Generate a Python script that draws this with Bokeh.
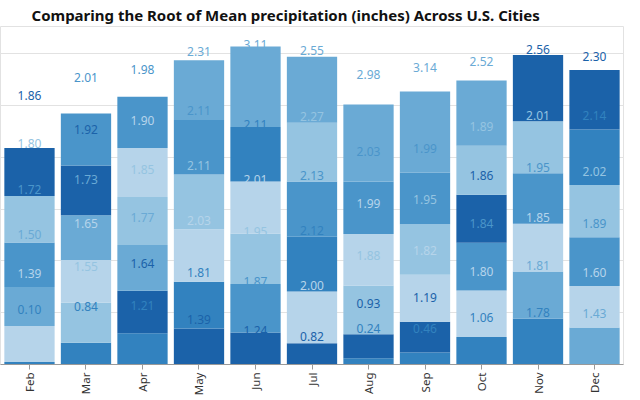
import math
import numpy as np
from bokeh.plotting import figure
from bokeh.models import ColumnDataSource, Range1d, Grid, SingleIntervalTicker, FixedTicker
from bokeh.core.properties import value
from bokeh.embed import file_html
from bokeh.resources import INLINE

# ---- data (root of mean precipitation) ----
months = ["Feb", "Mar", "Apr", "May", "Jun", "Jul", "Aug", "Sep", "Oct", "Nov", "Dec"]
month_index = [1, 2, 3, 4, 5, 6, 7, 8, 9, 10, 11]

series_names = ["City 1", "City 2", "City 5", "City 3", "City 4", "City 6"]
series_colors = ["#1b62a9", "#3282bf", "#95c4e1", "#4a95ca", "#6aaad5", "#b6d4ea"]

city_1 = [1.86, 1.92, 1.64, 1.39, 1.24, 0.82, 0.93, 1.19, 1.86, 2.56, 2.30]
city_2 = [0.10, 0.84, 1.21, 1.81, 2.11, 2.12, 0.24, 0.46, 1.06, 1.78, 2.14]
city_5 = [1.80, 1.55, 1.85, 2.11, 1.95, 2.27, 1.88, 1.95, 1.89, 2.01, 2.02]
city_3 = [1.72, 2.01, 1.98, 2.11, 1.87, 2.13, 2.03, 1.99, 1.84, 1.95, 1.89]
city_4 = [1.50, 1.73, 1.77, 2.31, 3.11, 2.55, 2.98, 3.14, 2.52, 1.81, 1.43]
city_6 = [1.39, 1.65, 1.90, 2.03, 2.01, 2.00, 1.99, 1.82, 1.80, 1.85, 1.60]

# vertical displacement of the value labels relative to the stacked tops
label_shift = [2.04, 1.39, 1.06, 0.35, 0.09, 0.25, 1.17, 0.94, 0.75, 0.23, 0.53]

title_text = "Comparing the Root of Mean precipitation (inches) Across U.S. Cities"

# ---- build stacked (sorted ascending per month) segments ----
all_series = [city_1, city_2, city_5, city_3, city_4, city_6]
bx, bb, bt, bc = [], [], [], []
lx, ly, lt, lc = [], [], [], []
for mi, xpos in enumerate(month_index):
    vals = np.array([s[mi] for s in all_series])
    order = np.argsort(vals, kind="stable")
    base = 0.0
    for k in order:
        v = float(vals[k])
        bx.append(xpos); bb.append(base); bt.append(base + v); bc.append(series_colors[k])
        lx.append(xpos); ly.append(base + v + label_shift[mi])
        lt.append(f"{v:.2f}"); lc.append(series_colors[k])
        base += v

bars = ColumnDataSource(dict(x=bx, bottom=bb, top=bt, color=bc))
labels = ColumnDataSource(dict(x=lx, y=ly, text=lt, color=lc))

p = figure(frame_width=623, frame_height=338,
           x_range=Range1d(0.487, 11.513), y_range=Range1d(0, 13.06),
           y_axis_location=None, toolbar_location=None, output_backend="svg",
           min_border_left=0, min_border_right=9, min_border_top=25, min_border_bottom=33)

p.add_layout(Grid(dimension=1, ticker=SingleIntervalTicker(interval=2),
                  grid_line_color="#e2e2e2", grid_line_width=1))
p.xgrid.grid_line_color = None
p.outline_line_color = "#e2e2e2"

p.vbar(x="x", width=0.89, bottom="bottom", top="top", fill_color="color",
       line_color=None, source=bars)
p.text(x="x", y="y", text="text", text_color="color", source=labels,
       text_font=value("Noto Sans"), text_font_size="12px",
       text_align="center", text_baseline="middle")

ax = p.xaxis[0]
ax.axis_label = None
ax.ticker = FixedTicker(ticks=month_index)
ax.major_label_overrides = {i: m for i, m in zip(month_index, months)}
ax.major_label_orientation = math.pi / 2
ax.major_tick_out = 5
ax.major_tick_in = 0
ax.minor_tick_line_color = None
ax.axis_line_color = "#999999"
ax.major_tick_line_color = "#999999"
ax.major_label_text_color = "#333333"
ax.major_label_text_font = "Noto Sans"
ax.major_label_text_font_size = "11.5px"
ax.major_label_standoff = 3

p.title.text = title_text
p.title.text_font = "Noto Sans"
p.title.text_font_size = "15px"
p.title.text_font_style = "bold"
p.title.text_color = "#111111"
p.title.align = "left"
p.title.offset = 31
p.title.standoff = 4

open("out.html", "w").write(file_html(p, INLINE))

* * *

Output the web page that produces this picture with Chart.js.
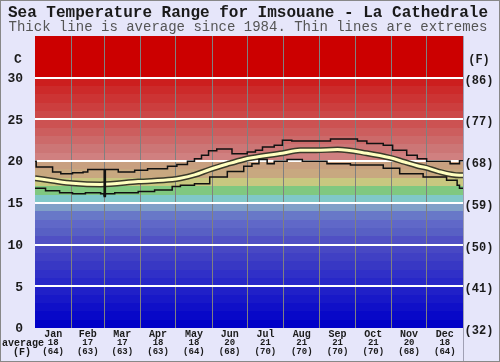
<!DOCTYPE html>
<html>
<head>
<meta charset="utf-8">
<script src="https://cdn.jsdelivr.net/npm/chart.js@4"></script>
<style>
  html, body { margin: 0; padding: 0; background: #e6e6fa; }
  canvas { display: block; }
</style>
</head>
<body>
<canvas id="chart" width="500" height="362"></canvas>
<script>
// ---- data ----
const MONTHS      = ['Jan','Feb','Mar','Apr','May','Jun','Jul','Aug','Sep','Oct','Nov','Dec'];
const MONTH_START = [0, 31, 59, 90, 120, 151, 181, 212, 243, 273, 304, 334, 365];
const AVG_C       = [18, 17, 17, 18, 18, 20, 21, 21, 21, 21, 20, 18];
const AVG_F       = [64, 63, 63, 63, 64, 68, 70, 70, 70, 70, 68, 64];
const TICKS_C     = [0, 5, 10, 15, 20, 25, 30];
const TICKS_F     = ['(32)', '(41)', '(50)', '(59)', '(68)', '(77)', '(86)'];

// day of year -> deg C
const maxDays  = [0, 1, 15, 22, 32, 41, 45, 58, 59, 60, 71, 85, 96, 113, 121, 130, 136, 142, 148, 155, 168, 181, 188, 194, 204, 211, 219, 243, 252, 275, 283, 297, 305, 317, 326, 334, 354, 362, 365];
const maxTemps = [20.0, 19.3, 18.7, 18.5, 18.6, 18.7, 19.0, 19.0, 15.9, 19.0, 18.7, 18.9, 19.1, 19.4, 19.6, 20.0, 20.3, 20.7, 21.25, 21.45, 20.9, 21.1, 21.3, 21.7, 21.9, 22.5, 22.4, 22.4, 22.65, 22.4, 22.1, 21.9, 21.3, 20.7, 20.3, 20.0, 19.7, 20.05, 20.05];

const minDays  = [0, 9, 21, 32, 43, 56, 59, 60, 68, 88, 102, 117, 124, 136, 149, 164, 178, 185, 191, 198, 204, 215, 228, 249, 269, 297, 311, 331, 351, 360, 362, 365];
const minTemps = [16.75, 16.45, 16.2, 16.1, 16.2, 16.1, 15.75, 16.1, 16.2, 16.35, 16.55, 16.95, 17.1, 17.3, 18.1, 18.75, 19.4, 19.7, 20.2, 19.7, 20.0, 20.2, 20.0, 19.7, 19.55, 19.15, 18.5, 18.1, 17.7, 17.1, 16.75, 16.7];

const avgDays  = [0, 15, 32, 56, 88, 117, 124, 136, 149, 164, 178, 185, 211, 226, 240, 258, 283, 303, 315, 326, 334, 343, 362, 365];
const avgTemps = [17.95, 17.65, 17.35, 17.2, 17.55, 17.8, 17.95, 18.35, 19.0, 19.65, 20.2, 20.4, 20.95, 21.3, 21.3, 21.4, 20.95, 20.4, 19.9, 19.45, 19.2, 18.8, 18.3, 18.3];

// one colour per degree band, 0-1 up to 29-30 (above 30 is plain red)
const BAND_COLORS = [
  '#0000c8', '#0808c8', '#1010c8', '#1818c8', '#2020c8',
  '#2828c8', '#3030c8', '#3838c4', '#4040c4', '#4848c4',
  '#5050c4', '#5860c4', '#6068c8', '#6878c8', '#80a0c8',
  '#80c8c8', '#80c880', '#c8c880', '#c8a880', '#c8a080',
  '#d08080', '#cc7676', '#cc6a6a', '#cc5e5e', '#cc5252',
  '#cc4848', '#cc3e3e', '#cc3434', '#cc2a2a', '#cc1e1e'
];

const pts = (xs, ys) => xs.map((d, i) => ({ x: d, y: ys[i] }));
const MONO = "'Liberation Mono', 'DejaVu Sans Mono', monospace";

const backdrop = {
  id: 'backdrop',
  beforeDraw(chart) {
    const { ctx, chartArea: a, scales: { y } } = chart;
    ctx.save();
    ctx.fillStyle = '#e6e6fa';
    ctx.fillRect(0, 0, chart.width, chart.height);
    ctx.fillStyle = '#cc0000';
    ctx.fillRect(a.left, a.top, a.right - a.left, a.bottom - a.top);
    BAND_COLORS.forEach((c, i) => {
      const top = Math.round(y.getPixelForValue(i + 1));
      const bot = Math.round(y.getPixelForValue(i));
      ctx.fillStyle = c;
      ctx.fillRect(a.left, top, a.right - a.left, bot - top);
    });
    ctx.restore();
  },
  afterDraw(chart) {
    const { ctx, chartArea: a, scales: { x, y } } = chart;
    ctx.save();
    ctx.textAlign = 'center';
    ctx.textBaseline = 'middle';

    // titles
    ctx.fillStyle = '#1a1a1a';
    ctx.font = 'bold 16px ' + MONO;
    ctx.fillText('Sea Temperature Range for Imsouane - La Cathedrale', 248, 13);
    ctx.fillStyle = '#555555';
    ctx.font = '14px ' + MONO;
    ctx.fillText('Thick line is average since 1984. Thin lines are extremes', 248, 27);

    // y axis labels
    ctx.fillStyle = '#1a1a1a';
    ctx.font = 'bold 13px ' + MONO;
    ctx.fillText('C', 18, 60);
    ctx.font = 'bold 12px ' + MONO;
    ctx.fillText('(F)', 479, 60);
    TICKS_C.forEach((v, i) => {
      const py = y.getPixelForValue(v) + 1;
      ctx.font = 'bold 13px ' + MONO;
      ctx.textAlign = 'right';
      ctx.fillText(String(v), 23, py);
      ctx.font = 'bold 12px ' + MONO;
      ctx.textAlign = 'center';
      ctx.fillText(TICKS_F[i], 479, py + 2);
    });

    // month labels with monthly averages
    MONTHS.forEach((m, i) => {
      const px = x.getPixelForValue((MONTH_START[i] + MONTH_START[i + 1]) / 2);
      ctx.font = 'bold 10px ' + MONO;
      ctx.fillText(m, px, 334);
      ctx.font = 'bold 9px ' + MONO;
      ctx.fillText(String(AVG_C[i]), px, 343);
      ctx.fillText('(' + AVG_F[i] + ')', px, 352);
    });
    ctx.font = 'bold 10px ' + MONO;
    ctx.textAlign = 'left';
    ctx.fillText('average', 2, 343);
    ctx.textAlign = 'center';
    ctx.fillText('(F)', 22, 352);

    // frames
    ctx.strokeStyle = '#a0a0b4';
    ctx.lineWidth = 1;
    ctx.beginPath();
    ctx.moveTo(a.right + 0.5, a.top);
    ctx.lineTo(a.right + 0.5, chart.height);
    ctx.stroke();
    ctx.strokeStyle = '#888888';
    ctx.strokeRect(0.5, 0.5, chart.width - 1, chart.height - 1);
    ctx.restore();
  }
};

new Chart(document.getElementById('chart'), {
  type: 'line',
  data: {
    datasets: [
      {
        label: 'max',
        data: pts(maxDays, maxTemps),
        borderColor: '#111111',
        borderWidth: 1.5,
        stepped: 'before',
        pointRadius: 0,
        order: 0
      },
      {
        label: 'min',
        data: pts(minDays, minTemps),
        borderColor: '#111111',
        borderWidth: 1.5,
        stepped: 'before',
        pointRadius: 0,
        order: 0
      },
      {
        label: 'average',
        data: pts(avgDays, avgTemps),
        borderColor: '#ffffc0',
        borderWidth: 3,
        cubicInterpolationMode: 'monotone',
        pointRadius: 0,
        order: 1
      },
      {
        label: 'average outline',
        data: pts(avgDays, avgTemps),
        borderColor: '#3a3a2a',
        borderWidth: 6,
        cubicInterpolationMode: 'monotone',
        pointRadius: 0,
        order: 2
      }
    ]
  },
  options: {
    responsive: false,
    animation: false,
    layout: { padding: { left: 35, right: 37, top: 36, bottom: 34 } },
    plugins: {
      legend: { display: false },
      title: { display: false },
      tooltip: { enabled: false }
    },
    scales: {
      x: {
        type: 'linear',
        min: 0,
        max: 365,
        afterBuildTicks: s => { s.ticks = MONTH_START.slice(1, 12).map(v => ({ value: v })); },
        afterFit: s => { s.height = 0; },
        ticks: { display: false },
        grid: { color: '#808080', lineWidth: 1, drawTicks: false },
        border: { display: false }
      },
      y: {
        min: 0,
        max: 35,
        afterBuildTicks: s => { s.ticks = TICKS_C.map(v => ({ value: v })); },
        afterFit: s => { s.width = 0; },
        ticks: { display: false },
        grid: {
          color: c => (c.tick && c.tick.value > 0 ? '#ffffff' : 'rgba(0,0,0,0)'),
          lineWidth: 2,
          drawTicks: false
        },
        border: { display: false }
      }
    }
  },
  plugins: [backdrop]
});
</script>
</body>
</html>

■ **PROBLEM TO WORK ON**
Scan the entries above. Copy each line that has the string "this".

■ **EXPECTED ANSWER**
Generate a Python script that draws this with Bokeh.
Output the web page that produces this picture with Chart.js.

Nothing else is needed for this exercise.